Shown here with US delegate Elie Abel and UNESCO Commission Director Asher Deleon at the March 1979 meeting at New Delhi. This Commission was viewed as potentially sensitive and difficult for the U.S. at the time in the context of major international political movements manifesting themselves in UNESCO and the International Telecommunication Union's radio treaty conferences. I was nominated to serve as advisor and was commissioned to write several papers on how emerging technologies were likely to alleviate "balanced information flow" problems between developed and developing countries. It was the start of my becoming a friendly technology consultant and go-between with many leading developing country figures in the international telecom arena.

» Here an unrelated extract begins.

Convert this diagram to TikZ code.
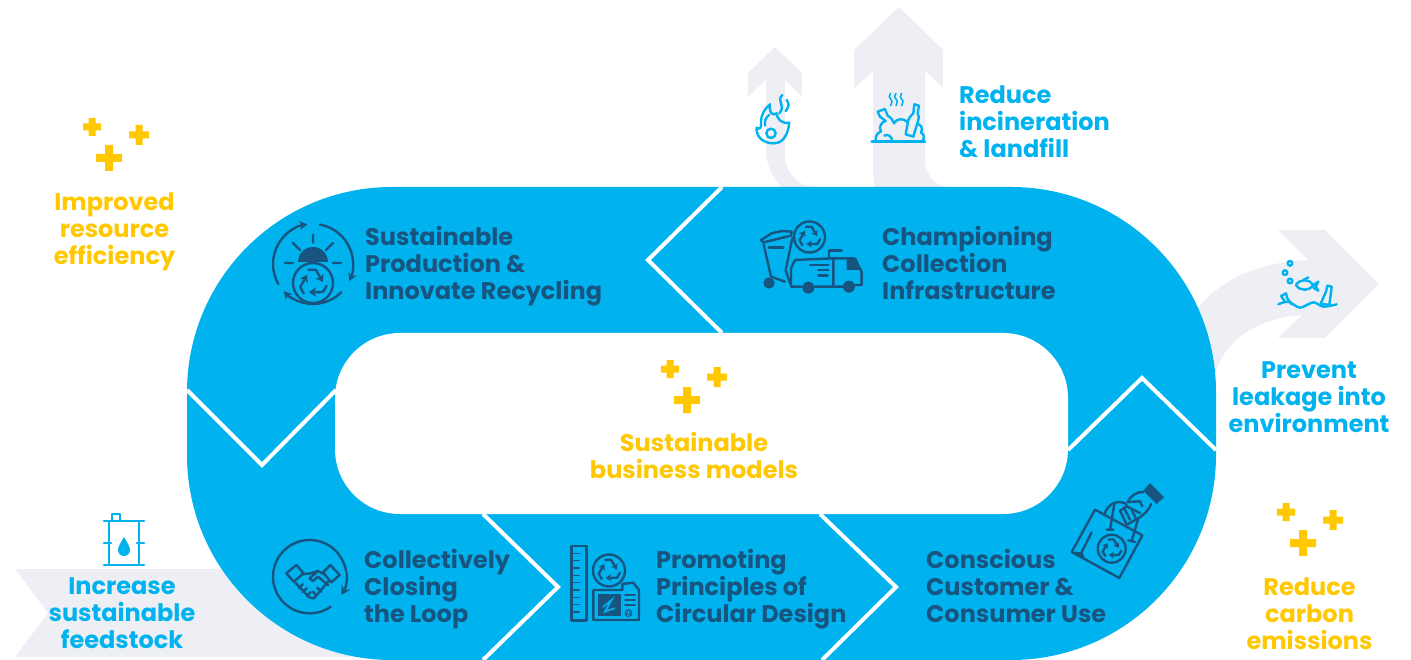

The most interesting aspect of the Commission work for me, however, was the opportunity to work with Sean MacBride himself. He had received both the Nobel and Lenin Peace Prizes the previous year for his co-creating Amnesty International, the serving as Secretary-General of the International Commission of Jurists, and significantly shaping the entire international human rights movement. He was one of the most interesting persons I ever met - the son of Maud Gonne who was the legendary Joan of Arc of the Irish Revolution and inspiration of most of love poetry of William Butler Yeats.

Sean MacBride circa 1979

MacBride had spent most of his youth with his mother in Paris as she constantly moved between Dublin and Paris. His father was executed by the British when he was 15 for his role in the Easter Uprising. He grew up among the bohemian Paris artistic community, then returned to a free Ireland where he served as counsel to the IRA and later became Minister of External Affairs. After losing political office, he began a new life advancing the International Human Rights movement. It was truly memorable to stroll the streets of Paris with him as he described his boyhood life. Once, upon encountering a small group of students collecting money for Amnesty International, he leaned toward me, and in his typical way of understating his role, he wispered "you know Amnesty was one of my children." He subsequently died in January 1988. The Irish Amnesty International section is now located in Sean MacBride House in Dublin, and an annual peace prize is awarded in his name by the International Peace Bureau.